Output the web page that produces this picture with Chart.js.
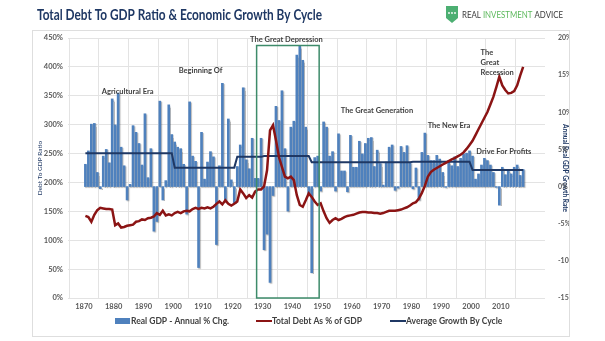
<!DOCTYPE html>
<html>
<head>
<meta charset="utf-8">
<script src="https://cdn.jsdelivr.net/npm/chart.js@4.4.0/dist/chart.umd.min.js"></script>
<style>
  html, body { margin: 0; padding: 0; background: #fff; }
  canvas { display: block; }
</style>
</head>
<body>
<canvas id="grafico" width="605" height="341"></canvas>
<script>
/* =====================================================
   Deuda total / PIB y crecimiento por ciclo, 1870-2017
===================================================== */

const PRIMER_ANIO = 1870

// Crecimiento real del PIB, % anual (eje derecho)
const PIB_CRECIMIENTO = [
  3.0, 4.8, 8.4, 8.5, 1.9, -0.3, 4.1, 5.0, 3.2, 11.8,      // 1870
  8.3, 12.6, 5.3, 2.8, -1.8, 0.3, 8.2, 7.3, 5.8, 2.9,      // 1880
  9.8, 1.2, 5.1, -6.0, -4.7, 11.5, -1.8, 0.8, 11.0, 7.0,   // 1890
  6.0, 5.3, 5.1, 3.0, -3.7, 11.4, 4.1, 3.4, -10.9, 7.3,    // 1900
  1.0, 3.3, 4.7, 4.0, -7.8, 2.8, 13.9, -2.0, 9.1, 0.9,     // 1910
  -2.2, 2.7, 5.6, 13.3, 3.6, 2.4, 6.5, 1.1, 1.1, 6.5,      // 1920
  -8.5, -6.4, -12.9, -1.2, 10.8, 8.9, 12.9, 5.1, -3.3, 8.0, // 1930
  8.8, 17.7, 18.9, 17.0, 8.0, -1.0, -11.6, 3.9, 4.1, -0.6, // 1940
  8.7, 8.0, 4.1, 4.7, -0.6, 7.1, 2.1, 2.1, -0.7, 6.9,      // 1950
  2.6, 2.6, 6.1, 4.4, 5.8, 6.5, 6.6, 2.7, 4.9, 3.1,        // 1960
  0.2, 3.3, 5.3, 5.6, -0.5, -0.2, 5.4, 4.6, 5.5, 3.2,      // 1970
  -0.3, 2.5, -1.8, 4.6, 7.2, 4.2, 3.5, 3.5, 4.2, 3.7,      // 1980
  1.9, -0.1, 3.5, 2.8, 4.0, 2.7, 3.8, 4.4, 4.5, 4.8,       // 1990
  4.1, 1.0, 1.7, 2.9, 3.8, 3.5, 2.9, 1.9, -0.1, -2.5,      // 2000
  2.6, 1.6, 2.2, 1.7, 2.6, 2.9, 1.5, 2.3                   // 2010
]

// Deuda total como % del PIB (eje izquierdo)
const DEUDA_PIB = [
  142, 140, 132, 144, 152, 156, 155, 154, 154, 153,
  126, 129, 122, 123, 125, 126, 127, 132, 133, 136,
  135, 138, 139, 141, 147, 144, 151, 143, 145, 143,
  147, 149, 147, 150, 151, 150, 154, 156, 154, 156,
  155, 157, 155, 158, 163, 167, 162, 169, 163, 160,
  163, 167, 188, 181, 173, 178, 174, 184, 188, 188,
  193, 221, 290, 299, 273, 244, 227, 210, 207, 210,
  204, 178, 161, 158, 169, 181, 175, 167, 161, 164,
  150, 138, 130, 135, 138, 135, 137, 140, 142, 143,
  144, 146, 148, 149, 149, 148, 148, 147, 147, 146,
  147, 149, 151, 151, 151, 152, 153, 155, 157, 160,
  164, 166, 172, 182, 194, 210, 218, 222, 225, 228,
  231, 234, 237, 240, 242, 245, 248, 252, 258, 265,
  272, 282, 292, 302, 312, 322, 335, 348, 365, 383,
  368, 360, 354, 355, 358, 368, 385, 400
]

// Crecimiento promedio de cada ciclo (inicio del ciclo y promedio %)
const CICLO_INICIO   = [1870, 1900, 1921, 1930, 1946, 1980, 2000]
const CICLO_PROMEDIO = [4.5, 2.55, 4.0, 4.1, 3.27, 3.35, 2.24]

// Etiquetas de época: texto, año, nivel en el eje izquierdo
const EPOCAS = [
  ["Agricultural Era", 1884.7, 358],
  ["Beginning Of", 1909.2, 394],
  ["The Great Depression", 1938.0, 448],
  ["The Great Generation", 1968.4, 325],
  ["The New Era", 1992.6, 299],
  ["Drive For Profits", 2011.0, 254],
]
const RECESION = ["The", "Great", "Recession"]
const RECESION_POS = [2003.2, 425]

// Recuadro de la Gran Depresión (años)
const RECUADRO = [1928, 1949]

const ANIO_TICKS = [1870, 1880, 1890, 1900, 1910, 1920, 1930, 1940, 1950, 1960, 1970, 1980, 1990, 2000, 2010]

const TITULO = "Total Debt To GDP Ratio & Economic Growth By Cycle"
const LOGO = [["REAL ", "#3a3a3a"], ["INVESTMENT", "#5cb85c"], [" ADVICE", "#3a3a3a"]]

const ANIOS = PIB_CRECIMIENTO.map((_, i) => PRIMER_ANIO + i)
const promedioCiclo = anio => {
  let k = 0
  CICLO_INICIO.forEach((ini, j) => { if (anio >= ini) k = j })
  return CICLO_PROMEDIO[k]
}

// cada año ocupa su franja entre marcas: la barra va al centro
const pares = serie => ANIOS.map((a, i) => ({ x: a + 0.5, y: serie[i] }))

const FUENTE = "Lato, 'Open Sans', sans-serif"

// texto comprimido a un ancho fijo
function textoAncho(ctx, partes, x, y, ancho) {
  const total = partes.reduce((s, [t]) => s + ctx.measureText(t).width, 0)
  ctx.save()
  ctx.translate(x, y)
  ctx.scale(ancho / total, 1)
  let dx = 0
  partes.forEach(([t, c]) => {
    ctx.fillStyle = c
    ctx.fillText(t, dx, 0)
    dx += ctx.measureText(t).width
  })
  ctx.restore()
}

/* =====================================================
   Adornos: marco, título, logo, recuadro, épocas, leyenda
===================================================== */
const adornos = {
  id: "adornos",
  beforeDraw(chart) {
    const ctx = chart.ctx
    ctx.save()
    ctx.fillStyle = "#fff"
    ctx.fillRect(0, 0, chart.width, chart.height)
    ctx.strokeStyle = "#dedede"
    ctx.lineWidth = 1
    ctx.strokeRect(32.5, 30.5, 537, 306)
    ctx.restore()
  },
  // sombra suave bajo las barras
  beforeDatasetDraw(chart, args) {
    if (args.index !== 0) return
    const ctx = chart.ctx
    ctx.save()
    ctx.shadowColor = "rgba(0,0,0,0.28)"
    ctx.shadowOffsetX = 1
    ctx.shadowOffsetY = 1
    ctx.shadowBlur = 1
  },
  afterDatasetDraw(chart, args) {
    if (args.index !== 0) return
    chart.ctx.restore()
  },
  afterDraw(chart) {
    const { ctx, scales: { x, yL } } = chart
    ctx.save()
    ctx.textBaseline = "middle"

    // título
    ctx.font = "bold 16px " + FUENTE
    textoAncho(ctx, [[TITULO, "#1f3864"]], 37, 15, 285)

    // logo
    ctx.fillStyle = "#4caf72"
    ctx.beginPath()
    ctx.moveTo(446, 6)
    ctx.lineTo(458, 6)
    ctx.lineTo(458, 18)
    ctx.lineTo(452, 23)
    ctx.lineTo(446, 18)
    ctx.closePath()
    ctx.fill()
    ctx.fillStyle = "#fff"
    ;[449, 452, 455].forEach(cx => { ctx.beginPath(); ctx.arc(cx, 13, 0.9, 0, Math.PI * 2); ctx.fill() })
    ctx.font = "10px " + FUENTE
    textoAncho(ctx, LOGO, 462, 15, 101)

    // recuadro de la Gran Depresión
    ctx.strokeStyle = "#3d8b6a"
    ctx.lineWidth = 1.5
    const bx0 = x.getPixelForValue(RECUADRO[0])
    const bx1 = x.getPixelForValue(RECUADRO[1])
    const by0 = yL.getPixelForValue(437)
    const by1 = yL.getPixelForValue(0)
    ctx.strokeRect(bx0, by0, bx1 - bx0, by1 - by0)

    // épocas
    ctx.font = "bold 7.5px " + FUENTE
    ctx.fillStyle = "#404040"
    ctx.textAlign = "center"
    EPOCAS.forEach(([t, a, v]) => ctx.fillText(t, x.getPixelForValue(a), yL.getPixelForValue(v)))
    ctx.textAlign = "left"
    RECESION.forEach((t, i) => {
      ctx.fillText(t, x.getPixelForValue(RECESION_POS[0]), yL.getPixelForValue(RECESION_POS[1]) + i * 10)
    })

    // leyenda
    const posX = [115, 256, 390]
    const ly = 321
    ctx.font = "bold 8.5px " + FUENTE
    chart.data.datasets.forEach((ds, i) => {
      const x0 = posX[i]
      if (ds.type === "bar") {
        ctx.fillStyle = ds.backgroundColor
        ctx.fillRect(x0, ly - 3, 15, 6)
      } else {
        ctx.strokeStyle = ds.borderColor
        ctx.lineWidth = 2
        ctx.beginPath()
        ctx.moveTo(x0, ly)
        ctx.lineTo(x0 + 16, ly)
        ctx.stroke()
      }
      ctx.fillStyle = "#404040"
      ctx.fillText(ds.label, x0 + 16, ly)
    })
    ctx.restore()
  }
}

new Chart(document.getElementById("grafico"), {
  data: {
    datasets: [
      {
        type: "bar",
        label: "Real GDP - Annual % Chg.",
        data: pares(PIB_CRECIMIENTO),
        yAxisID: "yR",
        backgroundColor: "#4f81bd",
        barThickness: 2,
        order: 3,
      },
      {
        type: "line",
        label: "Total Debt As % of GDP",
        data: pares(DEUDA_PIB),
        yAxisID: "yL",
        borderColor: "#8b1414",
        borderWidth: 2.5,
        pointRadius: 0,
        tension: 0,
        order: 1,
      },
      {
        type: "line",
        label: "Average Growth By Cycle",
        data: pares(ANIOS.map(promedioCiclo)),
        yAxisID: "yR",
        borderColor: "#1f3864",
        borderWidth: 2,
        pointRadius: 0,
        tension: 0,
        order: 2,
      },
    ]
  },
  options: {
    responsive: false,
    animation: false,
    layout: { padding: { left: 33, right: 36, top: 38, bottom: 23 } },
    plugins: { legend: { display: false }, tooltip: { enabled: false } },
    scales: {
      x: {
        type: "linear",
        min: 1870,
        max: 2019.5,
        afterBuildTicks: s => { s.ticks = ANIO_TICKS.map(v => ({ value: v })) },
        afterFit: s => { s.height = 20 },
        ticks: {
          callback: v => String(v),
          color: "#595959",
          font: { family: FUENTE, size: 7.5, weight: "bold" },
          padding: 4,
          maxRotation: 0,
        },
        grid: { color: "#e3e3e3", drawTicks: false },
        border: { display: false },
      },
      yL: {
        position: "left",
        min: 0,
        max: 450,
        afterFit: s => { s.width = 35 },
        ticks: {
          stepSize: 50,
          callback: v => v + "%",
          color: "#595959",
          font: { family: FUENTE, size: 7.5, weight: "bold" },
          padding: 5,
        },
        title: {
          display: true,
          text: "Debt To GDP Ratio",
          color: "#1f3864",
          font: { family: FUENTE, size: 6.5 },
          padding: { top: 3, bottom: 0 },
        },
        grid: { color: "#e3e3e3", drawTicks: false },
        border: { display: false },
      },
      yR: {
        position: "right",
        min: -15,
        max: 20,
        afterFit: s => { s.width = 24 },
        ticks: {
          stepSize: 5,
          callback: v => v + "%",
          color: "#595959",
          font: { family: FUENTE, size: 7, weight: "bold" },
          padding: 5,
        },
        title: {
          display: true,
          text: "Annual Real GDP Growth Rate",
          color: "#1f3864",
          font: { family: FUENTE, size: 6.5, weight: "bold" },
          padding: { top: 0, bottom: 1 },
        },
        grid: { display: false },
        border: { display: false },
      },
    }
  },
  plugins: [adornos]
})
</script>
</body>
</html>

* * * * * * * * *

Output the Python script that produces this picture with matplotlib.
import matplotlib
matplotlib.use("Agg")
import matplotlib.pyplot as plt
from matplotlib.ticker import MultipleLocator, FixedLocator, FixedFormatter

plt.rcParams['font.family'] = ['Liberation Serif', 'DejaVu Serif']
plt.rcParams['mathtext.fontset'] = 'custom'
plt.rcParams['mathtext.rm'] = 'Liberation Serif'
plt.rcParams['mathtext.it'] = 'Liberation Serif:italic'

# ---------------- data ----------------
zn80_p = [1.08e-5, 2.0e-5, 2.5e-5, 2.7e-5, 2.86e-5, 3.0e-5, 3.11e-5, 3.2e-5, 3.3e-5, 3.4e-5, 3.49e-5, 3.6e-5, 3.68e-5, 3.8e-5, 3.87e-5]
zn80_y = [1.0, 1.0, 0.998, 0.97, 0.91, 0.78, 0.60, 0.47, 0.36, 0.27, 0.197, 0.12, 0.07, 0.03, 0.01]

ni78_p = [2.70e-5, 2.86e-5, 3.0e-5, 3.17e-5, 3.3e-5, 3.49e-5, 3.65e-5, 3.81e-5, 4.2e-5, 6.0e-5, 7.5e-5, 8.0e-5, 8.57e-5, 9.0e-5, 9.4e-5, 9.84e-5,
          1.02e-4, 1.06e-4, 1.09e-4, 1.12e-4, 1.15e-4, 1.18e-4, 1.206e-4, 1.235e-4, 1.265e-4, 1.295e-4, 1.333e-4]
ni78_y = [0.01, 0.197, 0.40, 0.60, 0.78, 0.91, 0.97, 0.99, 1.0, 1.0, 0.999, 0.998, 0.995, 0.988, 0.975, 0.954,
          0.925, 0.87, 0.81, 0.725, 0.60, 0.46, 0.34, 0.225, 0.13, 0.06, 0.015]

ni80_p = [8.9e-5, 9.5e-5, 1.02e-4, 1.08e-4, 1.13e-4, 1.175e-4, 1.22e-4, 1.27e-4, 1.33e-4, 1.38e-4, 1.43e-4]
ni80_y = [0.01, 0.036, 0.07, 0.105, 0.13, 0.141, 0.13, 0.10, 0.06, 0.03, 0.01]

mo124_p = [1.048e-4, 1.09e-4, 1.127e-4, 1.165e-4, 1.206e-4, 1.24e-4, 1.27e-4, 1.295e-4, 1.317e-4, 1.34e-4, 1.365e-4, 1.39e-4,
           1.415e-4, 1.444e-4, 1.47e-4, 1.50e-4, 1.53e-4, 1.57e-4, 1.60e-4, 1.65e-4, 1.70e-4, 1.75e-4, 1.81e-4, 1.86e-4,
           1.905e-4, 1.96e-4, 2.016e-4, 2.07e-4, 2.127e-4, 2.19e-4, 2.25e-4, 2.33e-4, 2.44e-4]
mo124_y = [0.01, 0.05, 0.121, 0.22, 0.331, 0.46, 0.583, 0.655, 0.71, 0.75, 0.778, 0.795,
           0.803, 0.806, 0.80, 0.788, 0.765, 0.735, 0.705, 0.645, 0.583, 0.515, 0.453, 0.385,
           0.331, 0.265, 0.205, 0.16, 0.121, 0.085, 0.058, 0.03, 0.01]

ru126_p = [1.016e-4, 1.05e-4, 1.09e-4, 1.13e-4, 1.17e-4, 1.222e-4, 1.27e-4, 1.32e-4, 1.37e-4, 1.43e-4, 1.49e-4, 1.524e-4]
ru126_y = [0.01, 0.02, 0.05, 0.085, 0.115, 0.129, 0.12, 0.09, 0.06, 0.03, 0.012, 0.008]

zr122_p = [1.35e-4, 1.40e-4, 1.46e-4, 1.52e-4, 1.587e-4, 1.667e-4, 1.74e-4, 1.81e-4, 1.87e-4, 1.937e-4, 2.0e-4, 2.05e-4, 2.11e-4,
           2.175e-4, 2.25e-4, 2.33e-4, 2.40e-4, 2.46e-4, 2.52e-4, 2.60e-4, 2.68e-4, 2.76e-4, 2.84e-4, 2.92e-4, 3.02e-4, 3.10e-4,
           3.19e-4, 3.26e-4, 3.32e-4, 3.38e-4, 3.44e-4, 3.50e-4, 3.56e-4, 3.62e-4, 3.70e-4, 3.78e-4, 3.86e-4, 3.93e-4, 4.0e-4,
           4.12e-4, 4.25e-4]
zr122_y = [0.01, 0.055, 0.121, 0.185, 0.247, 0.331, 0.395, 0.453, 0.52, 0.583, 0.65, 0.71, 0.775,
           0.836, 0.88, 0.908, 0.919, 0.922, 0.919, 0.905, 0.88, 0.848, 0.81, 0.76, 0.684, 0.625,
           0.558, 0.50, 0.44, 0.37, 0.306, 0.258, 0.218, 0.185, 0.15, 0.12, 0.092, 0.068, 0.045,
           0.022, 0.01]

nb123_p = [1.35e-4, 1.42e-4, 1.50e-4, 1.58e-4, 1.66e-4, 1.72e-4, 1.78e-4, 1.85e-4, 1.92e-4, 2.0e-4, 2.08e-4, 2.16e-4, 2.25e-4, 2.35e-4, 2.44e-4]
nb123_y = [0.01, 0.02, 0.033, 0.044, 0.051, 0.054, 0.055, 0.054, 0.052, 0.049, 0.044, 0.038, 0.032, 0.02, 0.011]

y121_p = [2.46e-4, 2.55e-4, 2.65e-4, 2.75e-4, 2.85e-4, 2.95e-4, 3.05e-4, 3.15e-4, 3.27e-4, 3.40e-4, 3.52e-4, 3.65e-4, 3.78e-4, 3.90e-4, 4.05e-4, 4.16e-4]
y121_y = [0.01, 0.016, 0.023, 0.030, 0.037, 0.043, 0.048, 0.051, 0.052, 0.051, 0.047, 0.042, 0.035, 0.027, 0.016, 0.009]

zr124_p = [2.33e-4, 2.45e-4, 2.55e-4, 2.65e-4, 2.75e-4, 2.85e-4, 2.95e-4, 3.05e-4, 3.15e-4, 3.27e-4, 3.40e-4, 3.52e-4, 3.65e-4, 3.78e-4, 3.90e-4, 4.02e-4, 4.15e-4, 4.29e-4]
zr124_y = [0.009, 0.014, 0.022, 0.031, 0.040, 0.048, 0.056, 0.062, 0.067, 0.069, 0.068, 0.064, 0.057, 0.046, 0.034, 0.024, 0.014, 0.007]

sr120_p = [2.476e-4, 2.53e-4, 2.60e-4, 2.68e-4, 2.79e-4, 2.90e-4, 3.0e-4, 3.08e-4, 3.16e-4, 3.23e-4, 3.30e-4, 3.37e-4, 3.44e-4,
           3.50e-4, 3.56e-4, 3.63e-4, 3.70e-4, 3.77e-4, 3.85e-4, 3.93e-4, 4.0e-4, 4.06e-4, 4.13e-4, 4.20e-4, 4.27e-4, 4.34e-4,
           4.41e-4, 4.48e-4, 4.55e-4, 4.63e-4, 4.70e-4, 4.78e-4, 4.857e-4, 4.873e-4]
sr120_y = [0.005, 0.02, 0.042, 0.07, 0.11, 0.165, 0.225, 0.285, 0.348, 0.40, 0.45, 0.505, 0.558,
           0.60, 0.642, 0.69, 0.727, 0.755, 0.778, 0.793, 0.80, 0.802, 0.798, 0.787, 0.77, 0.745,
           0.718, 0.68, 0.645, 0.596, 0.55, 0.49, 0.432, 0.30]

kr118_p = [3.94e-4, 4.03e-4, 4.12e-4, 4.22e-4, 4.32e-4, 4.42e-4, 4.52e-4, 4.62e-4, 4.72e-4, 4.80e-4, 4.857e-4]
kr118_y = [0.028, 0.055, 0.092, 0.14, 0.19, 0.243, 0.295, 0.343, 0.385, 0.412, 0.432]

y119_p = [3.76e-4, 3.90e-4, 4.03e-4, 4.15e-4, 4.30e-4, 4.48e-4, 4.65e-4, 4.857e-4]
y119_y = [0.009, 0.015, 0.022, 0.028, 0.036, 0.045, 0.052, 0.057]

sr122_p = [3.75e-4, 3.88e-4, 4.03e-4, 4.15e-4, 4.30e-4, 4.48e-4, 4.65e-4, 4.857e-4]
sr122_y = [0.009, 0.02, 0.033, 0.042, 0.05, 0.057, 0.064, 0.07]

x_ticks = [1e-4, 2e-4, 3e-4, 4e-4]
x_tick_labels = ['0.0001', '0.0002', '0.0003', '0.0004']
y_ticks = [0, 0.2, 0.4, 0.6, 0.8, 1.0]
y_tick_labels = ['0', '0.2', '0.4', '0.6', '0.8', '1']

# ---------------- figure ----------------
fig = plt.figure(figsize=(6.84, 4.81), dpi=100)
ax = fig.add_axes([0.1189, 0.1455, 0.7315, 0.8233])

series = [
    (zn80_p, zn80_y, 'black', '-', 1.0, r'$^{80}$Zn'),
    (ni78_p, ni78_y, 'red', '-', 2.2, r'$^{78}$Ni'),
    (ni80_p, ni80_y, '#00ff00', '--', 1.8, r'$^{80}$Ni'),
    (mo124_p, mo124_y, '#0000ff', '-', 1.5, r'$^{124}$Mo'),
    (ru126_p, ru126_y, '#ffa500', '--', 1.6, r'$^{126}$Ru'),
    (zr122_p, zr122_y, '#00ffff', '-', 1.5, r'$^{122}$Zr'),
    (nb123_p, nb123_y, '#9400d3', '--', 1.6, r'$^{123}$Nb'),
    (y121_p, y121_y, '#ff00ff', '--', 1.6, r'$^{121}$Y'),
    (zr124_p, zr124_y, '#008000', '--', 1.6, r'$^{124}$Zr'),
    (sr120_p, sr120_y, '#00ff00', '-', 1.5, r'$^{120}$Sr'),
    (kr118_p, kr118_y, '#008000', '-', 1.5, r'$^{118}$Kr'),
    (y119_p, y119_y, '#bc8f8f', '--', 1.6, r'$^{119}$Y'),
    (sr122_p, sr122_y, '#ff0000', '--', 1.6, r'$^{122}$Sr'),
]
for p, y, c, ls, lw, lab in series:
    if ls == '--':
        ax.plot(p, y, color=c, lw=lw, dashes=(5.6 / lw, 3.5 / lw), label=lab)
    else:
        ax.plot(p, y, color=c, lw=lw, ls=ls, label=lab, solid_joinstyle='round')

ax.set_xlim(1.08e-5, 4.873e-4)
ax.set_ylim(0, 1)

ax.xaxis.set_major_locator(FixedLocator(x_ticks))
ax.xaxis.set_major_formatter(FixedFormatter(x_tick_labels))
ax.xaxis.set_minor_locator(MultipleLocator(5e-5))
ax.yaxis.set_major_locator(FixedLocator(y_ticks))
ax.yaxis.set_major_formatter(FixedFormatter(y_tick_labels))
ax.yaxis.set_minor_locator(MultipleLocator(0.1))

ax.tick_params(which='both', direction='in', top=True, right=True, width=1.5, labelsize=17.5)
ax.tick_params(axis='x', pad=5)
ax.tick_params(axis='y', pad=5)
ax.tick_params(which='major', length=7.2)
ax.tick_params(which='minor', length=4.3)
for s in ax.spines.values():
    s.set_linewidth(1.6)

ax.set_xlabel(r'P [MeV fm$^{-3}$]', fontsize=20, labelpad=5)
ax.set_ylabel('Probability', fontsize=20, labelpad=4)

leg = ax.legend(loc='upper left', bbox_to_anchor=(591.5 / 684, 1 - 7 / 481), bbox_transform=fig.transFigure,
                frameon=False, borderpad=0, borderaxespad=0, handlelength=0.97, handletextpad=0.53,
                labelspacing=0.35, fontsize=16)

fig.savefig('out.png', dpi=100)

* * * * * * * * *

### Exercise
Start with the line that holds "Output the Python" and finish with the line that holds "0.331, 0.265, 0.205, 0.16, 0.121, 0.085, 0.058, 0.03, 0.01]". Transcribe each line in between exactly, and those two as well.

### Answer in full
Output the Python script that produces this picture with matplotlib.
import matplotlib
matplotlib.use("Agg")
import matplotlib.pyplot as plt
from matplotlib.ticker import MultipleLocator, FixedLocator, FixedFormatter

plt.rcParams['font.family'] = ['Liberation Serif', 'DejaVu Serif']
plt.rcParams['mathtext.fontset'] = 'custom'
plt.rcParams['mathtext.rm'] = 'Liberation Serif'
plt.rcParams['mathtext.it'] = 'Liberation Serif:italic'

# ---------------- data ----------------
zn80_p = [1.08e-5, 2.0e-5, 2.5e-5, 2.7e-5, 2.86e-5, 3.0e-5, 3.11e-5, 3.2e-5, 3.3e-5, 3.4e-5, 3.49e-5, 3.6e-5, 3.68e-5, 3.8e-5, 3.87e-5]
zn80_y = [1.0, 1.0, 0.998, 0.97, 0.91, 0.78, 0.60, 0.47, 0.36, 0.27, 0.197, 0.12, 0.07, 0.03, 0.01]

ni78_p = [2.70e-5, 2.86e-5, 3.0e-5, 3.17e-5, 3.3e-5, 3.49e-5, 3.65e-5, 3.81e-5, 4.2e-5, 6.0e-5, 7.5e-5, 8.0e-5, 8.57e-5, 9.0e-5, 9.4e-5, 9.84e-5,
          1.02e-4, 1.06e-4, 1.09e-4, 1.12e-4, 1.15e-4, 1.18e-4, 1.206e-4, 1.235e-4, 1.265e-4, 1.295e-4, 1.333e-4]
ni78_y = [0.01, 0.197, 0.40, 0.60, 0.78, 0.91, 0.97, 0.99, 1.0, 1.0, 0.999, 0.998, 0.995, 0.988, 0.975, 0.954,
          0.925, 0.87, 0.81, 0.725, 0.60, 0.46, 0.34, 0.225, 0.13, 0.06, 0.015]

ni80_p = [8.9e-5, 9.5e-5, 1.02e-4, 1.08e-4, 1.13e-4, 1.175e-4, 1.22e-4, 1.27e-4, 1.33e-4, 1.38e-4, 1.43e-4]
ni80_y = [0.01, 0.036, 0.07, 0.105, 0.13, 0.141, 0.13, 0.10, 0.06, 0.03, 0.01]

mo124_p = [1.048e-4, 1.09e-4, 1.127e-4, 1.165e-4, 1.206e-4, 1.24e-4, 1.27e-4, 1.295e-4, 1.317e-4, 1.34e-4, 1.365e-4, 1.39e-4,
           1.415e-4, 1.444e-4, 1.47e-4, 1.50e-4, 1.53e-4, 1.57e-4, 1.60e-4, 1.65e-4, 1.70e-4, 1.75e-4, 1.81e-4, 1.86e-4,
           1.905e-4, 1.96e-4, 2.016e-4, 2.07e-4, 2.127e-4, 2.19e-4, 2.25e-4, 2.33e-4, 2.44e-4]
mo124_y = [0.01, 0.05, 0.121, 0.22, 0.331, 0.46, 0.583, 0.655, 0.71, 0.75, 0.778, 0.795,
           0.803, 0.806, 0.80, 0.788, 0.765, 0.735, 0.705, 0.645, 0.583, 0.515, 0.453, 0.385,
           0.331, 0.265, 0.205, 0.16, 0.121, 0.085, 0.058, 0.03, 0.01]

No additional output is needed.